Exercise data =

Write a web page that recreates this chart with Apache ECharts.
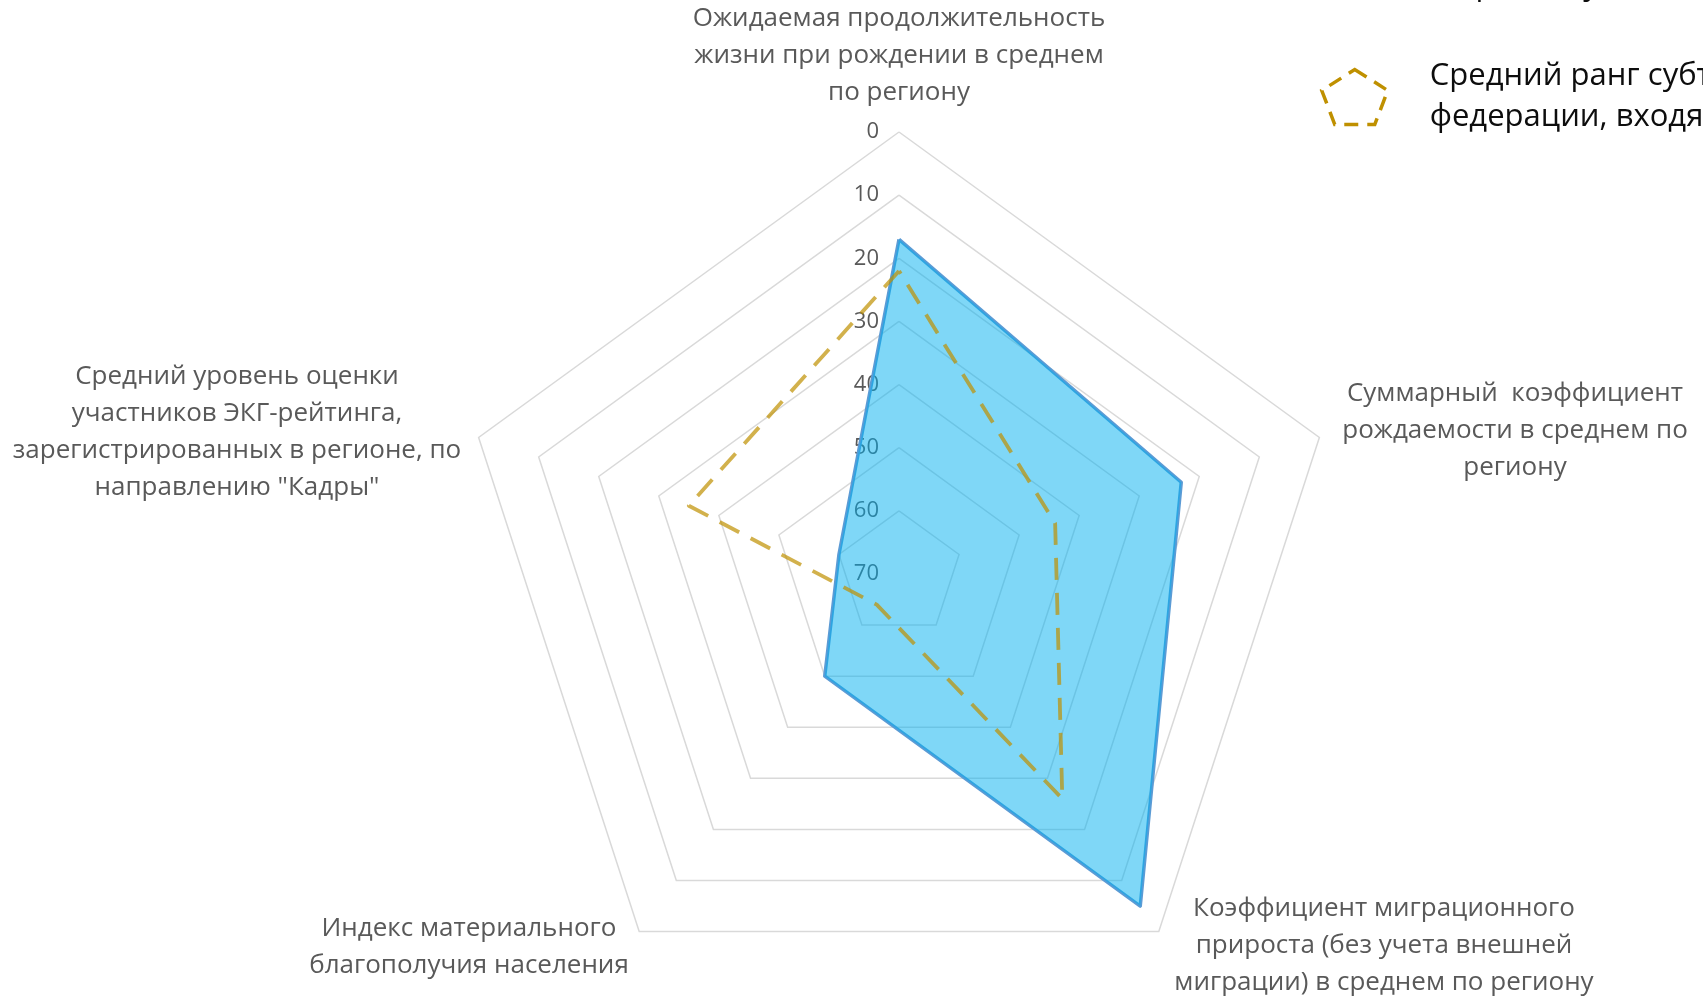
<!DOCTYPE html>
<html><head><meta charset="utf-8">
<script src="https://cdn.jsdelivr.net/npm/echarts@6/dist/echarts.min.js"></script>
<style>html,body{margin:0;padding:0;background:#fff;}#c{width:1703px;height:1000px;}</style>
</head><body><div id="c"></div>
<script>
// ---- data ----
const indicatorNames = [
  'Ожидаемая продолжительность\nжизни при рождении в среднем\nпо региону',
  'Средний уровень оценки\nучастников ЭКГ-рейтинга,\nзарегистрированных в регионе, по\nнаправлению "Кадры"',
  'Индекс материального\nблагополучия населения',
  'Коэффициент миграционного\nприроста (без учета внешней\nмиграции) в среднем по региону',
  'Суммарный  коэффициент\nрождаемости в среднем по\nрегиону'
];
const seriesNames = [
  'Ранг субъекта Российской Федерации\nпо региону',
  'Средний ранг субъектов Российской\nфедерации, входящих в федеральный округ'
];
const regionRank = [17, 60, 50, 5, 23];
const avgRank = [22, 35, 64, 26, 44];
const rankWorst = 70;   // centre of the radar
const rankStep = 10;

// ---- layout ----
const FONT = '"Open Sans", sans-serif';
const nameLayout = [
  [899, 56], [237, 432], [469, 947], [1384, 946], [1515, 431]
];
const pentagon = 'path://M33,0 L66,21 L53,55 L13,55 L0,21 Z';

const chart = echarts.init(document.getElementById('c'), null, {renderer: 'canvas'});
chart.setOption({
  backgroundColor: '#fff',
  animation: false,
  radar: {
    center: [899, 574],
    radius: 442,
    startAngle: 90,
    shape: 'polygon',
    splitNumber: rankWorst / rankStep,
    indicator: indicatorNames.map((n, i) => {
      const o = {name: n, min: -rankWorst, max: 0};
      if (i === 0) o.axisLabel = {show: true};
      return o;
    }),
    axisName: {show: false},
    axisLine: {show: false},
    axisTick: {show: false},
    axisLabel: {
      show: false, color: '#595959', fontSize: 22, fontFamily: FONT, margin: 20,
      formatter: v => String(Math.abs(v))
    },
    splitLine: {lineStyle: {color: '#d9d9d9', width: 1.5}},
    splitArea: {show: false}
  },
  legend: [
    {
      data: [{name: seriesNames[0], icon: pentagon,
        itemStyle: {color: 'rgba(0,176,240,0.5)', borderColor: '#5B9BD5', borderWidth: 3}}],
      orient: 'vertical', left: 1315, top: -80, itemWidth: 140, itemHeight: 55,
      selectedMode: false,
      textStyle: {fontSize: 31, lineHeight: 41, color: '#0d0d0d', fontFamily: FONT}
    },
    {
      data: [{name: seriesNames[1], icon: pentagon,
        itemStyle: {color: 'rgba(0,0,0,0)', borderColor: '#BF9000', borderWidth: 3.5, borderType: [14, 9]}}],
      orient: 'vertical', left: 1315, top: 51, itemWidth: 140, itemHeight: 55,
      selectedMode: false,
      textStyle: {fontSize: 31, lineHeight: 41, color: '#0d0d0d', fontFamily: FONT}
    }
  ],
  graphic: indicatorNames.map((n, i) => ({
    type: 'text', x: nameLayout[i][0], y: nameLayout[i][1], silent: true,
    style: {text: n, fill: '#595959', font: '26px ' + FONT, lineHeight: 37,
      textAlign: 'center', textVerticalAlign: 'middle', align: 'center', verticalAlign: 'middle'}
  })),
  series: [
    {
      type: 'radar', name: seriesNames[0], symbol: 'none', z: 2,
      data: [{name: seriesNames[0], value: regionRank.map(v => -v),
        lineStyle: {color: '#5B9BD5', width: 3.5},
        areaStyle: {color: '#00B0F0', opacity: 0.5},
        itemStyle: {color: '#5B9BD5'}}]
    },
    {
      type: 'radar', name: seriesNames[1], symbol: 'none', z: 3,
      data: [{name: seriesNames[1], value: avgRank.map(v => -v),
        lineStyle: {color: '#BF9000', width: 3.8, type: [22, 13], opacity: 0.7},
        itemStyle: {color: '#BF9000'}}]
    }
  ]
});
</script></body></html>
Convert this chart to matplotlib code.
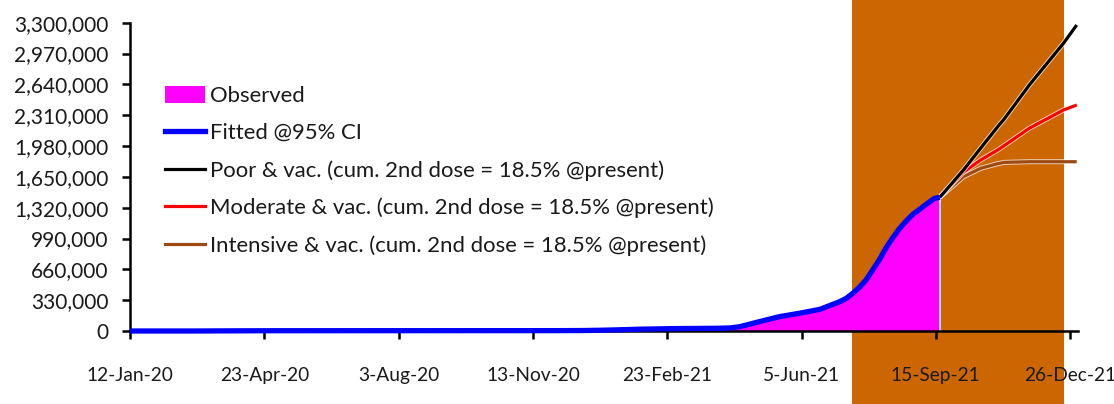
import matplotlib
matplotlib.use('Agg')
import matplotlib.pyplot as plt
import matplotlib.dates as mdates
import matplotlib.patheffects as pe
from matplotlib.patches import Patch
from matplotlib.lines import Line2D
from matplotlib.ticker import FuncFormatter
import pandas as pd

plt.rcParams['font.family'] = ['Lato', 'DejaVu Sans']

# ---------------- data ----------------
obs_dates = ['2020-01-12', '2020-03-01', '2020-04-01', '2020-05-01', '2020-12-01',
             '2020-12-20', '2021-01-01', '2021-01-15', '2021-02-01', '2021-03-01',
             '2021-04-01', '2021-04-12', '2021-04-19', '2021-05-04', '2021-05-19',
             '2021-06-03', '2021-06-19', '2021-07-04', '2021-07-09', '2021-07-14',
             '2021-07-19', '2021-07-24', '2021-07-29', '2021-08-03', '2021-08-08',
             '2021-08-13', '2021-08-18', '2021-08-23', '2021-08-28', '2021-09-02',
             '2021-09-07', '2021-09-14', '2021-09-18']
observed_cases = [0, 40, 1800, 2950, 4000,
                  5000, 7400, 12000, 19000, 26000,
                  29000, 33000, 46000, 100000, 153000,
                  189000, 232000, 314000, 350000, 404000,
                  468000, 546000, 653000, 760000, 885000,
                  992000, 1089000, 1170000, 1242000, 1295000,
                  1349000, 1420000, 1431000]
fitted_cases = [0, 40, 1800, 2950, 4000,
                5000, 7400, 12000, 19000, 26000,
                29000, 33000, 46000, 100000, 153000,
                189000, 232000, 314000, 350000, 404000,
                468000, 546000, 653000, 760000, 885000,
                992000, 1089000, 1170000, 1242000, 1295000,
                1349000, 1420000, 1431000]

scen_dates = ['2021-09-18', '2021-10-06', '2021-10-19', '2021-11-01', '2021-11-06',
              '2021-11-25', '2021-12-21', '2021-12-31']
poor_vac = [1431000, 1723000, 1956000, 2187000, 2270000, 2633000, 3080000, 3275000]
moderate_vac = [1431000, 1700000, 1830000, 1937000, 1985000, 2170000, 2366000, 2419000]
intensive_vac = [1431000, 1652000, 1741000, 1791000, 1805000, 1812000, 1812000, 1812000]

shade_start, shade_end = '2021-07-13', '2021-12-21'

tick_dates = ['2020-01-12', '2020-04-23', '2020-08-03', '2020-11-13',
              '2021-02-23', '2021-06-05', '2021-09-15', '2021-12-26']
tick_labels = ['12-Jan-20', '23-Apr-20', '3-Aug-20', '13-Nov-20',
               '23-Feb-21', '5-Jun-21', '15-Sep-21', '26-Dec-21']
y_ticks = [0, 330000, 660000, 990000, 1320000, 1650000, 1980000,
           2310000, 2640000, 2970000, 3300000]

labels = ['Observed', 'Fitted @95% CI',
          'Poor & vac. (cum. 2nd dose = 18.5% @present)',
          'Moderate & vac. (cum. 2nd dose = 18.5% @present)',
          'Intensive & vac. (cum. 2nd dose = 18.5% @present)']

# ---------------- plot ----------------
C_MAG = '#FF00FF'
C_BLUE = '#0000FF'
C_BLACK = '#000000'
C_RED = '#FF0000'
C_BROWN = '#9C4A12'
C_SHADE = '#CC6600'
TXT = '#1a1a1a'

fig = plt.figure(figsize=(11.14, 4.04), dpi=100)
ax = fig.add_axes([130 / 1114, 1 - 331 / 404, 948 / 1114, 308.3 / 404])

od = pd.to_datetime(obs_dates)
sd = pd.to_datetime(scen_dates)

# shaded forecast period spanning the full figure height
ax.axvspan(pd.Timestamp(shade_start), pd.Timestamp(shade_end), ymin=-0.26, ymax=1.09,
           color=C_SHADE, lw=0, zorder=0, clip_on=False)

# observed area
ax.fill_between(od, 0, observed_cases, color=C_MAG, lw=0, zorder=1)
ax.vlines(od[-1], 0, observed_cases[-1], color='white', lw=1.2, zorder=1.5)

glow = [pe.Stroke(linewidth=3.6, foreground='white', alpha=0.75), pe.Normal()]
ax.plot(sd, intensive_vac, color=C_BROWN, lw=2.3, zorder=2, path_effects=glow,
        solid_capstyle='butt')
ax.plot(sd, moderate_vac, color=C_RED, lw=2.3, zorder=2.1, path_effects=glow,
        solid_capstyle='butt')
ax.plot(sd, poor_vac, color=C_BLACK, lw=2.3, zorder=2.2, path_effects=glow,
        solid_capstyle='butt')

ax.plot(od, fitted_cases, color=C_BLUE, lw=3.8, zorder=4, clip_on=False,
        solid_capstyle='butt')

# axes styling
ax.set_xlim(pd.Timestamp('2020-01-12'), pd.Timestamp('2022-01-01'))
ax.set_ylim(0, 3300000)
for s in ['top', 'right']:
    ax.spines[s].set_visible(False)
for s in ['left', 'bottom']:
    ax.spines[s].set_linewidth(1.8)
    ax.spines[s].set_color('black')
    ax.spines[s].set_zorder(3)

ax.set_yticks(y_ticks)
ax.yaxis.set_major_formatter(FuncFormatter(lambda v, p: f'{v:,.0f}'))
ax.set_xticks(pd.to_datetime(tick_dates))
ax.set_xticklabels(tick_labels)
ax.tick_params(axis='y', direction='out', length=5.5, width=1.8, pad=10,
               labelsize=15, labelcolor=TXT, color='black')
ax.tick_params(axis='x', direction='out', length=6, width=1.8, pad=20,
               labelsize=13.8, labelcolor=TXT, color='black')

handles = [Patch(facecolor=C_MAG, edgecolor='none'),
           Line2D([], [], color=C_BLUE, lw=3.8),
           Line2D([], [], color=C_BLACK, lw=2.3),
           Line2D([], [], color=C_RED, lw=2.3),
           Line2D([], [], color=C_BROWN, lw=2.3)]
leg = ax.legend(handles, labels, loc='upper left', bbox_to_anchor=(0.0369, 0.795),
                frameon=False, borderpad=0, borderaxespad=0, fontsize=15.9,
                handlelength=1.82, handleheight=0.8, handletextpad=0.24,
                labelspacing=0.77)
for t in leg.get_texts():
    t.set_color(TXT)

fig.savefig('out.png', dpi=100)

Stated goal = Print, exactly as written, the lines above from the first one to the one containing "const rankStep = 10;". Leave out pictures.

Solution =
Write a web page that recreates this chart with Apache ECharts.
<!DOCTYPE html>
<html><head><meta charset="utf-8">
<script src="https://cdn.jsdelivr.net/npm/echarts@6/dist/echarts.min.js"></script>
<style>html,body{margin:0;padding:0;background:#fff;}#c{width:1703px;height:1000px;}</style>
</head><body><div id="c"></div>
<script>
// ---- data ----
const indicatorNames = [
  'Ожидаемая продолжительность\nжизни при рождении в среднем\nпо региону',
  'Средний уровень оценки\nучастников ЭКГ-рейтинга,\nзарегистрированных в регионе, по\nнаправлению "Кадры"',
  'Индекс материального\nблагополучия населения',
  'Коэффициент миграционного\nприроста (без учета внешней\nмиграции) в среднем по региону',
  'Суммарный  коэффициент\nрождаемости в среднем по\nрегиону'
];
const seriesNames = [
  'Ранг субъекта Российской Федерации\nпо региону',
  'Средний ранг субъектов Российской\nфедерации, входящих в федеральный округ'
];
const regionRank = [17, 60, 50, 5, 23];
const avgRank = [22, 35, 64, 26, 44];
const rankWorst = 70;   // centre of the radar
const rankStep = 10;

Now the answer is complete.